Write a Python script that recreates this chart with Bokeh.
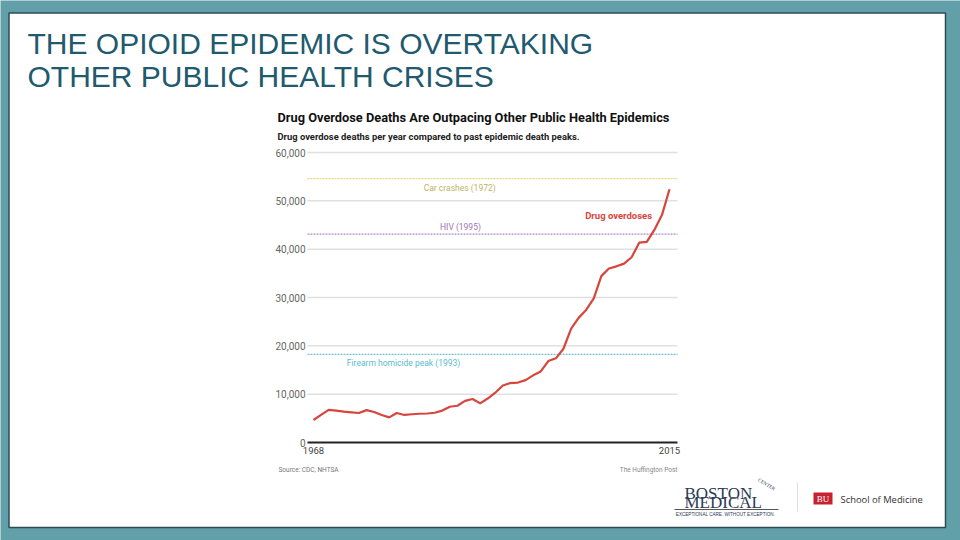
from bokeh.plotting import figure
from bokeh.models import Range1d
from bokeh.core.properties import value
from bokeh.embed import file_html
from bokeh.resources import INLINE

# ---------------- data ----------------
years = list(range(1968, 2016))
overdose_deaths = [
    4650, 5700, 6750, 6600, 6400, 6250, 6100, 6700, 6300, 5700,
    5200, 6100, 5700, 5850, 5950, 6000, 6150, 6600, 7400, 7600,
    8600, 9000, 8100, 9100, 10300, 11800, 12300, 12400, 12900, 13900,
    14700, 16849, 17415, 19394, 23518, 25785, 27424, 29813, 34425, 36010,
    36450, 37004, 38329, 41340, 41502, 43982, 47055, 52404,
]
peak_names = ["Car crashes (1972)", "HIV (1995)", "Firearm homicide peak (1993)"]
peak_values = [54589, 43115, 18253]
peak_colors = ["#e2d67a", "#b08cc4", "#6cc4d6"]
peak_text_colors = ["#bfb36a", "#9d74b3", "#5bbccf"]
y_ticks = [0, 10000, 20000, 30000, 40000, 50000, 60000]
x_ticks = [1968, 2015]

slide_title = ["THE OPIOID EPIDEMIC IS OVERTAKING", "OTHER PUBLIC HEALTH CRISES"]
chart_title = "Drug Overdose Deaths Are Outpacing Other Public Health Epidemics"
chart_subtitle = "Drug overdose deaths per year compared to past epidemic death peaks."
series_label = "Drug overdoses"
source_text = "Source: CDC, NHTSA"
credit_text = "The Huffington Post"

# ---------------- page layout (pixels) ----------------
W, H = 960, 540
FL, FR, FT, FB = 307, 677, 152, 442      # chart plotting area in page pixels
X0 = 1968 - (313 - FL) / ((669 - 313) / 47.0)
X1 = 2015 + (FR - 669) / ((669 - 313) / 47.0)
TEAL = "#62a0a9"


def Y(py):
    """page pixel row -> slide coordinate (y up)"""
    return H - py


p = figure(width=W, height=H, output_backend="svg", toolbar_location=None,
           x_range=Range1d(0, W), y_range=Range1d(0, H),
           x_axis_type=None, y_axis_type=None, min_border=0)
p.grid.visible = False
p.outline_line_color = None
p.background_fill_color = TEAL
p.border_fill_color = TEAL

# slide panel
p.quad(left=8.5, right=945, top=Y(12.5), bottom=Y(527), fill_color="white",
       line_color="#2e4c55", line_width=1.5)

# chart sub-coordinates: years x deaths mapped into the chart area
c = p.subplot(x_source=Range1d(X0, X1), y_source=Range1d(0, 60000),
              x_target=Range1d(FL, FR), y_target=Range1d(Y(FB), Y(FT)))

grid_vals = [v for v in y_ticks if v != 0]
c.segment(x0=[X0] * len(grid_vals), x1=[X1] * len(grid_vals), y0=grid_vals,
          y1=grid_vals, line_color="#e0e0e0", line_width=1.5)
c.text(x=[X0] * len(y_ticks), y=y_ticks, text=[f"{v:,}" for v in y_ticks],
       x_offset=-2, text_align="right", text_baseline="middle",
       text_font=value("Roboto"), text_font_size="10px", text_color="#666666")

# peak reference lines
for name, val, col, tcol in zip(peak_names, peak_values, peak_colors, peak_text_colors):
    c.segment(x0=[X0], x1=[X1], y0=[val], y1=[val], line_color=col,
              line_dash="2 1", line_width=1.3)
c.text(x=[1987.3, 1987.4, 1972.4], y=peak_values, y_offset=[9, -7, 9], text=peak_names,
       text_align=["center", "center", "left"], text_baseline="middle",
       text_font=value("Roboto"), text_font_size="8.5px", text_color=peak_text_colors)

# x axis baseline + labels
c.segment(x0=[X0], x1=[X1], y0=[0], y1=[0], line_color="#222222", line_width=2)
c.text(x=x_ticks, y=[0, 0], text=[str(t) for t in x_ticks], y_offset=4,
       text_align="center", text_baseline="top", text_font=value("Roboto"),
       text_font_size="9.5px", text_color="#444444")

# overdose line
c.line(years, overdose_deaths, line_color="#d8453c", line_width=2.2)
c.text(x=[2012.7], y=[46900], text=[series_label], text_align="right",
       text_baseline="middle", text_font=value("Roboto"), text_font_style="bold",
       text_font_size="9.5px", text_color="#d8453c")

# chart titles & notes (slide pixel coordinates)
p.text(x=[277], y=[Y(117)], text=[chart_title], text_align="left",
       text_baseline="middle", text_font=value("Roboto"), text_font_style="bold",
       text_font_size="12.8px", text_color="#111111")
p.text(x=[277], y=[Y(136)], text=[chart_subtitle], text_align="left",
       text_baseline="middle", text_font=value("Roboto"), text_font_style="bold",
       text_font_size="9.4px", text_color="#222222")
p.text(x=[278], y=[Y(469)], text=[source_text], text_align="left",
       text_baseline="middle", text_font=value("Roboto"),
       text_font_size="6.5px", text_color="#777777")
p.text(x=[677], y=[Y(469)], text=[credit_text], text_align="right",
       text_baseline="middle", text_font=value("Roboto"),
       text_font_size="6.5px", text_color="#888888")

# slide title
p.text(x=[27, 27], y=[Y(43), Y(76)], text=slide_title, text_align="left",
       text_baseline="alphabetic", text_font=value("Liberation Sans"),
       text_font_size="30px", text_color="#215a6e")

# logos
p.text(x=[684, 684], y=[Y(493), Y(502)], text=["BOSTON", "MEDICAL"], text_align="left",
       text_baseline="alphabetic", text_font=value("Liberation Serif"),
       text_font_size="17px", text_color="#2b3a55")
p.text(x=[766], y=[Y(484)], text=["CENTER"], text_align="center",
       text_baseline="middle", text_font=value("Liberation Serif"),
       text_font_size="5px", text_color="#2b3a55", angle=-0.55)
p.text(x=[725], y=[Y(513.5)], text=["EXCEPTIONAL CARE. WITHOUT EXCEPTION."],
       text_align="center", text_baseline="middle",
       text_font=value("Liberation Sans"), text_font_size="4.6px",
       text_color="#2b3a55")
p.segment(x0=[674], x1=[778], y0=[Y(509)], y1=[Y(509)], line_color="#555555",
          line_width=1)
p.segment(x0=[797], x1=[797], y0=[Y(482)], y1=[Y(511)], line_color="#dddddd",
          line_width=1)
p.quad(left=813, right=832, top=Y(492), bottom=Y(504), fill_color="#c8202f",
       line_color=None)
p.text(x=[822.5], y=[Y(498.5)], text=["BU"], text_align="center",
       text_baseline="middle", text_font=value("Liberation Serif"),
       text_font_size="9px", text_color="white")
p.text(x=[840], y=[Y(499)], text=["School of Medicine"], text_align="left",
       text_baseline="middle", text_font=value("Open Sans"),
       text_font_size="9.4px", text_color="#333333")

open("out.html", "w").write(file_html(p, INLINE))
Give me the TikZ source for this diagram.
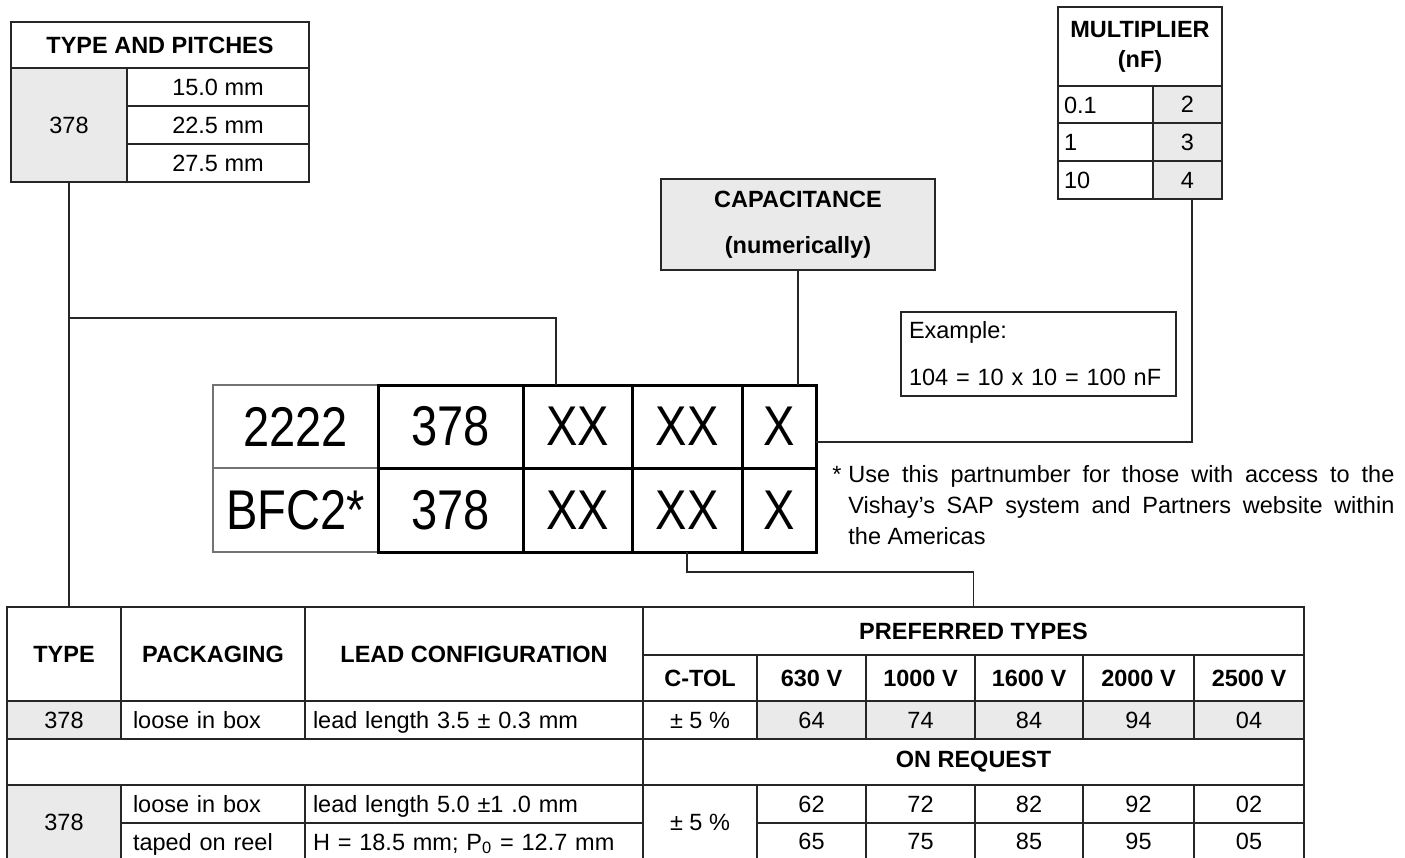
\documentclass[tikz,border=0pt]{standalone}
\usepackage{fontspec}
\setmainfont{Liberation Sans}
\newfontfamily\codefont[FakeStretch=0.84]{Liberation Sans}

\definecolor{cellgray}{RGB}{234,234,234}

\tikzset{
  cell/.style={draw=black!85, line width=0.7pt, inner sep=0pt, outer sep=0pt,
    font=\fontsize{11.75}{15}\selectfont},
  head/.style={font=\bfseries\fontsize{11.75}{15}\selectfont, align=center},
  shaded/.style={fill=cellgray},
  oneline/.style={text height=8.5pt, text depth=0pt},
  multiline/.style={text height={}, text depth={}},
  code/.style={draw=black, line width=1.5pt, font=\codefont\fontsize{28}{30}\selectfont},
  codelead/.style={code, draw=black!55, line width=0.7pt},
  wire/.style={draw=black!85, line width=0.7pt}
}

% cell from (x1,y1) to (x2,y2), in pixels of the sheet
\newcommand\boxcell[7][]{%
  \node[cell,minimum width={(#5-#3)*0.5pt},minimum height={(#6-#4)*0.5pt},#1]
    (#2) at ({(#3+#5)/2},{(#4+#6)/2}) {#7};}
% same, text set flush left with a margin
\newcommand\boxlcell[8][]{%
  \pgfmathsetmacro\cellw{(#5-#3-2*#7)*0.5}%
  \node[cell,oneline,align=left,text width=\cellw pt,
    minimum width={(#5-#3)*0.5pt},minimum height={(#6-#4)*0.5pt},#1]
    (#2) at ({(#3+#5)/2},{(#4+#6)/2}) {#8};}

\begin{document}
\begin{tikzpicture}[x=0.5pt,y=-0.5pt]
  \useasboundingbox (0,0) rectangle (1405,858);

  % type and pitches
  \boxcell[head]{tpHead}{11}{22}{309}{68}{TYPE AND PITCHES}
  \boxcell[shaded]{tpType}{11}{68}{127}{182}{378}
  \boxcell{tpPitchA}{127}{68}{309}{106}{15.0 mm}
  \boxcell{tpPitchB}{127}{106}{309}{144}{22.5 mm}
  \boxcell{tpPitchC}{127}{144}{309}{182}{27.5 mm}

  % multiplier
  \boxcell[head]{mulHead}{1058}{7}{1222}{86}{MULTIPLIER\\(nF)}
  \boxlcell{mulValA}{1058}{86}{1153}{123}{6}{0.1}
  \boxlcell{mulValB}{1058}{123}{1153}{161}{6}{1}
  \boxlcell{mulValC}{1058}{161}{1153}{199}{6}{10}
  \boxcell[shaded]{mulCodeA}{1153}{86}{1222}{123}{2}
  \boxcell[shaded]{mulCodeB}{1153}{123}{1222}{161}{3}
  \boxcell[shaded]{mulCodeC}{1153}{161}{1222}{199}{4}

  % capacitance
  \boxcell[head,shaded]{cap}{661}{179}{935}{270}{CAPACITANCE\\[8pt](numerically)}
  \boxlcell[multiline]{example}{901}{312}{1176}{396}{8}{Example:\\[8.5pt]104 = 10 x 10 = 100 nF}

  % part number
  \boxcell[codelead]{cdA1}{213}{385}{378}{468}{2222}
  \boxcell[codelead]{cdA2}{213}{468}{378}{552}{BFC2*}
  \boxcell[code]{cdB1}{378}{385}{523}{468}{378}
  \boxcell[code]{cdB2}{378}{468}{523}{552}{378}
  \boxcell[code]{cdC1}{523}{385}{632}{468}{XX}
  \boxcell[code]{cdC2}{523}{468}{632}{552}{XX}
  \boxcell[code]{cdD1}{632}{385}{742}{468}{XX}
  \boxcell[code]{cdD2}{632}{468}{742}{552}{XX}
  \boxcell[code]{cdE1}{742}{385}{816}{468}{X}
  \boxcell[code]{cdE2}{742}{468}{816}{552}{X}

  \node[anchor=base east,inner sep=0pt,font=\fontsize{11.75}{15.5}\selectfont]
    (noteStar) at (842,482) {*};
  \node[anchor=base west,inner sep=0pt,font=\fontsize{11.75}{15.5}\selectfont]
    (note) at (848,482) {\parbox[t]{273pt}{Use this partnumber for those with access to the\linebreak
      Vishay's SAP system and Partners website within\linebreak the Americas}};

  % ordering table
  \boxcell[head]{botType}{7}{607}{121}{701}{TYPE}
  \boxcell[head]{botPack}{121}{607}{305}{701}{PACKAGING}
  \boxcell[head]{botLead}{305}{607}{643}{701}{LEAD CONFIGURATION}
  \boxcell[head]{prefHead}{643}{607}{1304}{655}{PREFERRED TYPES}
  \boxcell[head]{tolHead}{643}{655}{757}{701}{C-TOL}

  \boxcell[shaded]{rowAType}{7}{701}{121}{739}{378}
  \boxlcell{rowAPack}{121}{701}{305}{739}{12}{loose in box}
  \boxlcell{rowALead}{305}{701}{643}{739}{8}{lead length 3.5 ± 0.3 mm}
  \boxcell{rowATol}{643}{701}{757}{739}{± 5 \%}

  \boxcell{gap}{7}{739}{643}{785}{}
  \boxcell[head]{reqHead}{643}{739}{1304}{785}{ON REQUEST}

  \boxcell[shaded]{rowBType}{7}{785}{121}{860}{378}
  \boxlcell{rowBPackA}{121}{785}{305}{823}{12}{loose in box}
  \boxlcell{rowBPackB}{121}{823}{305}{860}{12}{taped on reel}
  \boxlcell{rowBLeadA}{305}{785}{643}{823}{8}{lead length 5.0 ±1 .0 mm}
  \boxlcell{rowBLeadB}{305}{823}{643}{860}{8}{H = 18.5 mm; P\textsubscript{0} = 12.7 mm}
  \boxcell{rowBTol}{643}{785}{757}{860}{± 5 \%}

  \foreach \xa/\xb/\volt/\pref/\reqA/\reqB [count=\i] in
    {757/866/630/64/62/65, 866/975/1000/74/72/75, 975/1083/1600/84/82/85,
     1083/1194/2000/94/92/95, 1194/1304/2500/04/02/05}{
    \boxcell[head]{volt\i}{\xa}{655}{\xb}{701}{\volt\ V}
    \boxcell[shaded]{pref\i}{\xa}{701}{\xb}{739}{\pref}
    \boxcell{reqA\i}{\xa}{785}{\xb}{823}{\reqA}
    \boxcell{reqB\i}{\xa}{823}{\xb}{860}{\reqB}
  }

  % connecting lines
  \coordinate (typeTap) at (556,318);
  \coordinate (mulTap) at (1192,442);
  \draw[wire] (tpType.south) -- (tpType.south |- botType.north);
  \draw[wire] (tpType.south |- typeTap) -| (typeTap |- cdC1.north);
  \draw[wire] (cap.south) -- (cap.south |- cdE1.north);
  \draw[wire] (mulCodeC.south -| mulTap) |- (mulTap -| cdE1.east);
  \draw[wire] (cdD2.south) -- ++(0,20) -| (prefHead.north);
\end{tikzpicture}
\end{document}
***
**WRITTEN EXERCISE**: From the material above, gather all lines that include the string "this" and copy them.

**RESULT OF THE TASK**:
Write a Python script that recreates this chart with Bokeh.
Give me the TikZ source for this diagram.
    (note) at (848,482) {\parbox[t]{273pt}{Use this partnumber for those with access to the\linebreak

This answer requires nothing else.